* [What is asked]
Write out the listing below without alteration, omitting its pictures.

* [Data segment]
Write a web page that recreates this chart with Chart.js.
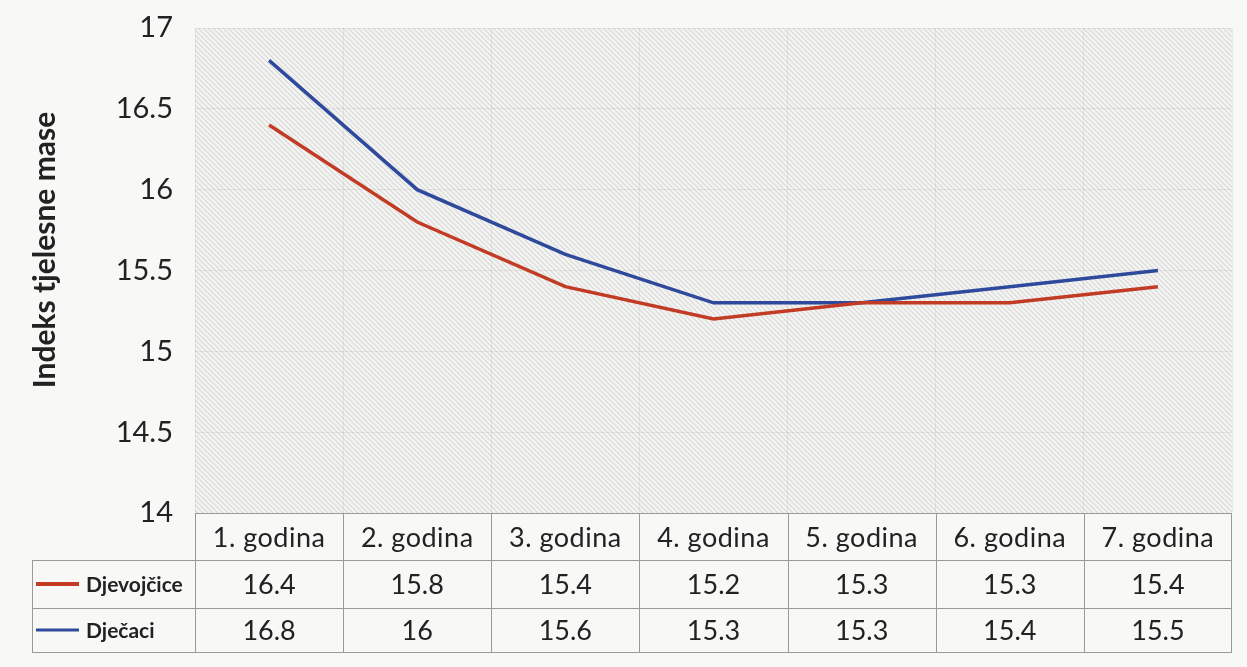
<!DOCTYPE html>
<html lang="hr">
<head>
    <meta charset="UTF-8">
    <title>Indeks tjelesne mase</title>
    <script src="https://cdn.jsdelivr.net/npm/chart.js"></script>
    <style>
        body {
            margin: 0;
            padding: 0;
            background: #f8f8f7;
        }
        #wrap {
            width: 1247px;
            height: 667px;
        }
    </style>
</head>
<body>
    <div id="wrap"><canvas id="bmiChart" width="1247" height="667"></canvas></div>

    <script>
        // Podaci
        const godine = ['1. godina', '2. godina', '3. godina', '4. godina', '5. godina', '6. godina', '7. godina'];
        const djevojcice = [16.4, 15.8, 15.4, 15.2, 15.3, 15.3, 15.4];
        const djecaci = [16.8, 16, 15.6, 15.3, 15.3, 15.4, 15.5];
        const serije = ['Djevojčice', 'Dječaci'];
        const boje = ['#c23b25', '#2f4a9c'];
        const naslovY = 'Indeks tjelesne mase';

        const FONT = 'Lato, "Open Sans", sans-serif';
        const TEKST = '#222222';

        // pozadina s kosim crtama
        function hatch() {
            const c = document.createElement('canvas');
            c.width = 5;
            c.height = 5;
            const g = c.getContext('2d');
            g.fillStyle = '#f4f4f3';
            g.fillRect(0, 0, 5, 5);
            g.strokeStyle = '#d9d9d8';
            g.lineWidth = 1.2;
            g.beginPath();
            g.moveTo(-1, -1); g.lineTo(6, 6);
            g.moveTo(-1, 4); g.lineTo(1, 6);
            g.moveTo(4, -1); g.lineTo(6, 1);
            g.stroke();
            return g.createPattern(c, 'repeat');
        }

        const pozadina = {
            id: 'pozadina',
            beforeDraw(chart) {
                const a = chart.chartArea;
                const ctx = chart.ctx;
                ctx.save();
                ctx.fillStyle = hatch();
                ctx.fillRect(a.left, a.top, a.right - a.left, a.bottom - a.top);
                ctx.restore();
            }
        };

        // tablica s podacima ispod grafa + naslov osi
        const tablica = {
            id: 'tablica',
            afterDraw(chart) {
                const ctx = chart.ctx;
                const a = chart.chartArea;
                const x = chart.scales.x;
                const half = (a.right - a.left) / godine.length / 2;
                const legLeft = 32;
                const rows = [a.bottom, 560, 608, 652];
                const vrijednosti = [djevojcice, djecaci];

                ctx.save();
                ctx.strokeStyle = '#9a9a9a';
                ctx.lineWidth = 1;

                // horizontalne crte
                ctx.beginPath();
                ctx.moveTo(a.left, rows[0] + 0.5); ctx.lineTo(a.right, rows[0] + 0.5);
                for (let r = 1; r < rows.length; r++) {
                    ctx.moveTo(legLeft, rows[r] + 0.5);
                    ctx.lineTo(a.right, rows[r] + 0.5);
                }
                // vertikalne crte
                ctx.moveTo(legLeft + 0.5, rows[1]); ctx.lineTo(legLeft + 0.5, rows[3]);
                godine.forEach((g, i) => {
                    const l = Math.round(x.getPixelForValue(i) - half) + 0.5;
                    ctx.moveTo(l, rows[0]); ctx.lineTo(l, rows[3]);
                });
                ctx.moveTo(Math.round(a.right) - 0.5, rows[0]); ctx.lineTo(Math.round(a.right) - 0.5, rows[3]);
                ctx.stroke();

                ctx.textAlign = 'center';
                ctx.textBaseline = 'middle';
                ctx.fillStyle = TEKST;

                // zaglavlje
                ctx.font = '27px ' + FONT;
                ctx.letterSpacing = '0.5px';
                godine.forEach((g, i) => {
                    ctx.fillText(g, x.getPixelForValue(i), (rows[0] + rows[1]) / 2 + 2);
                });
                ctx.letterSpacing = '0px';

                // vrijednosti
                ctx.font = '27px ' + FONT;
                vrijednosti.forEach((serija, r) => {
                    const y = (rows[r + 1] + rows[r + 2]) / 2 + 1;
                    serija.forEach((v, i) => {
                        ctx.fillText(String(v), x.getPixelForValue(i), y);
                    });
                });

                // legenda
                serije.forEach((s, r) => {
                    const y = (rows[r + 1] + rows[r + 2]) / 2;
                    ctx.strokeStyle = boje[r];
                    ctx.lineWidth = r === 0 ? 4 : 3;
                    ctx.beginPath();
                    ctx.moveTo(36, y); ctx.lineTo(79, y);
                    ctx.stroke();
                    ctx.fillStyle = TEKST;
                    ctx.textAlign = 'left';
                    ctx.font = 'bold 21px ' + FONT;
                    ctx.fillText(s, 86, y + 1);
                });

                // naslov y osi
                ctx.translate(45, 250);
                ctx.rotate(-Math.PI / 2);
                ctx.textAlign = 'center';
                ctx.font = 'bold 30px ' + FONT;
                ctx.fillText(naslovY, 0, 0);
                ctx.restore();
            }
        };

        new Chart(document.getElementById('bmiChart').getContext('2d'), {
            type: 'line',
            data: {
                labels: godine,
                datasets: [{
                    label: serije[0],
                    data: djevojcice,
                    borderColor: boje[0],
                    borderWidth: 3.5,
                    pointRadius: 0,
                    tension: 0
                }, {
                    label: serije[1],
                    data: djecaci,
                    borderColor: boje[1],
                    borderWidth: 3.5,
                    pointRadius: 0,
                    tension: 0
                }]
            },
            options: {
                responsive: false,
                animation: false,
                layout: {
                    padding: { left: 0, right: 15, top: 28, bottom: 154 }
                },
                plugins: {
                    legend: { display: false },
                    tooltip: { enabled: false }
                },
                scales: {
                    x: {
                        offset: true,
                        ticks: { display: false },
                        grid: { color: 'rgba(0,0,0,0.06)', offset: true, drawTicks: false },
                        border: { display: false }
                    },
                    y: {
                        min: 14,
                        max: 17,
                        ticks: {
                            stepSize: 0.5,
                            padding: 22,
                            color: TEKST,
                            font: { family: FONT, size: 29 },
                            callback: v => String(v)
                        },
                        grid: { color: 'rgba(0,0,0,0.06)', drawTicks: false },
                        border: { display: false },
                        afterFit(scale) {
                            scale.width = 195;
                            scale.paddingTop = 0;
                            scale.paddingBottom = 0;
                        }
                    }
                }
            },
            plugins: [pozadina, tablica]
        });
    </script>
</body>
</html>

* [Response to the task]
Write a web page that recreates this chart with Chart.js.
<!DOCTYPE html>
<html lang="hr">
<head>
    <meta charset="UTF-8">
    <title>Indeks tjelesne mase</title>
    <script src="https://cdn.jsdelivr.net/npm/chart.js"></script>
    <style>
        body {
            margin: 0;
            padding: 0;
            background: #f8f8f7;
        }
        #wrap {
            width: 1247px;
            height: 667px;
        }
    </style>
</head>
<body>
    <div id="wrap"><canvas id="bmiChart" width="1247" height="667"></canvas></div>

    <script>
        // Podaci
        const godine = ['1. godina', '2. godina', '3. godina', '4. godina', '5. godina', '6. godina', '7. godina'];
        const djevojcice = [16.4, 15.8, 15.4, 15.2, 15.3, 15.3, 15.4];
        const djecaci = [16.8, 16, 15.6, 15.3, 15.3, 15.4, 15.5];
        const serije = ['Djevojčice', 'Dječaci'];
        const boje = ['#c23b25', '#2f4a9c'];
        const naslovY = 'Indeks tjelesne mase';

        const FONT = 'Lato, "Open Sans", sans-serif';
        const TEKST = '#222222';

        // pozadina s kosim crtama
        function hatch() {
            const c = document.createElement('canvas');
            c.width = 5;
            c.height = 5;
            const g = c.getContext('2d');
            g.fillStyle = '#f4f4f3';
            g.fillRect(0, 0, 5, 5);
            g.strokeStyle = '#d9d9d8';
            g.lineWidth = 1.2;
            g.beginPath();
            g.moveTo(-1, -1); g.lineTo(6, 6);
            g.moveTo(-1, 4); g.lineTo(1, 6);
            g.moveTo(4, -1); g.lineTo(6, 1);
            g.stroke();
            return g.createPattern(c, 'repeat');
        }

        const pozadina = {
            id: 'pozadina',
            beforeDraw(chart) {
                const a = chart.chartArea;
                const ctx = chart.ctx;
                ctx.save();
                ctx.fillStyle = hatch();
                ctx.fillRect(a.left, a.top, a.right - a.left, a.bottom - a.top);
                ctx.restore();
            }
        };

        // tablica s podacima ispod grafa + naslov osi
        const tablica = {
            id: 'tablica',
            afterDraw(chart) {
                const ctx = chart.ctx;
                const a = chart.chartArea;
                const x = chart.scales.x;
                const half = (a.right - a.left) / godine.length / 2;
                const legLeft = 32;
                const rows = [a.bottom, 560, 608, 652];
                const vrijednosti = [djevojcice, djecaci];

                ctx.save();
                ctx.strokeStyle = '#9a9a9a';
                ctx.lineWidth = 1;

                // horizontalne crte
                ctx.beginPath();
                ctx.moveTo(a.left, rows[0] + 0.5); ctx.lineTo(a.right, rows[0] + 0.5);
                for (let r = 1; r < rows.length; r++) {
                    ctx.moveTo(legLeft, rows[r] + 0.5);
                    ctx.lineTo(a.right, rows[r] + 0.5);
                }
                // vertikalne crte
                ctx.moveTo(legLeft + 0.5, rows[1]); ctx.lineTo(legLeft + 0.5, rows[3]);
                godine.forEach((g, i) => {
                    const l = Math.round(x.getPixelForValue(i) - half) + 0.5;
                    ctx.moveTo(l, rows[0]); ctx.lineTo(l, rows[3]);
                });
                ctx.moveTo(Math.round(a.right) - 0.5, rows[0]); ctx.lineTo(Math.round(a.right) - 0.5, rows[3]);
                ctx.stroke();

                ctx.textAlign = 'center';
                ctx.textBaseline = 'middle';
                ctx.fillStyle = TEKST;

                // zaglavlje
                ctx.font = '27px ' + FONT;
                ctx.letterSpacing = '0.5px';
                godine.forEach((g, i) => {
                    ctx.fillText(g, x.getPixelForValue(i), (rows[0] + rows[1]) / 2 + 2);
                });
                ctx.letterSpacing = '0px';

                // vrijednosti
                ctx.font = '27px ' + FONT;
                vrijednosti.forEach((serija, r) => {
                    const y = (rows[r + 1] + rows[r + 2]) / 2 + 1;
                    serija.forEach((v, i) => {
                        ctx.fillText(String(v), x.getPixelForValue(i), y);
                    });
                });

                // legenda
                serije.forEach((s, r) => {
                    const y = (rows[r + 1] + rows[r + 2]) / 2;
                    ctx.strokeStyle = boje[r];
                    ctx.lineWidth = r === 0 ? 4 : 3;
                    ctx.beginPath();
                    ctx.moveTo(36, y); ctx.lineTo(79, y);
                    ctx.stroke();
                    ctx.fillStyle = TEKST;
                    ctx.textAlign = 'left';
                    ctx.font = 'bold 21px ' + FONT;
                    ctx.fillText(s, 86, y + 1);
                });

                // naslov y osi
                ctx.translate(45, 250);
                ctx.rotate(-Math.PI / 2);
                ctx.textAlign = 'center';
                ctx.font = 'bold 30px ' + FONT;
                ctx.fillText(naslovY, 0, 0);
                ctx.restore();
            }
        };

        new Chart(document.getElementById('bmiChart').getContext('2d'), {
            type: 'line',
            data: {
                labels: godine,
                datasets: [{
                    label: serije[0],
                    data: djevojcice,
                    borderColor: boje[0],
                    borderWidth: 3.5,
                    pointRadius: 0,
                    tension: 0
                }, {
                    label: serije[1],
                    data: djecaci,
                    borderColor: boje[1],
                    borderWidth: 3.5,
                    pointRadius: 0,
                    tension: 0
                }]
            },
            options: {
                responsive: false,
                animation: false,
                layout: {
                    padding: { left: 0, right: 15, top: 28, bottom: 154 }
                },
                plugins: {
                    legend: { display: false },
                    tooltip: { enabled: false }
                },
                scales: {
                    x: {
                        offset: true,
                        ticks: { display: false },
                        grid: { color: 'rgba(0,0,0,0.06)', offset: true, drawTicks: false },
                        border: { display: false }
                    },
                    y: {
                        min: 14,
                        max: 17,
                        ticks: {
                            stepSize: 0.5,
                            padding: 22,
                            color: TEKST,
                            font: { family: FONT, size: 29 },
                            callback: v => String(v)
                        },
                        grid: { color: 'rgba(0,0,0,0.06)', drawTicks: false },
                        border: { display: false },
                        afterFit(scale) {
                            scale.width = 195;
                            scale.paddingTop = 0;
                            scale.paddingBottom = 0;
                        }
                    }
                }
            },
            plugins: [pozadina, tablica]
        });
    </script>
</body>
</html>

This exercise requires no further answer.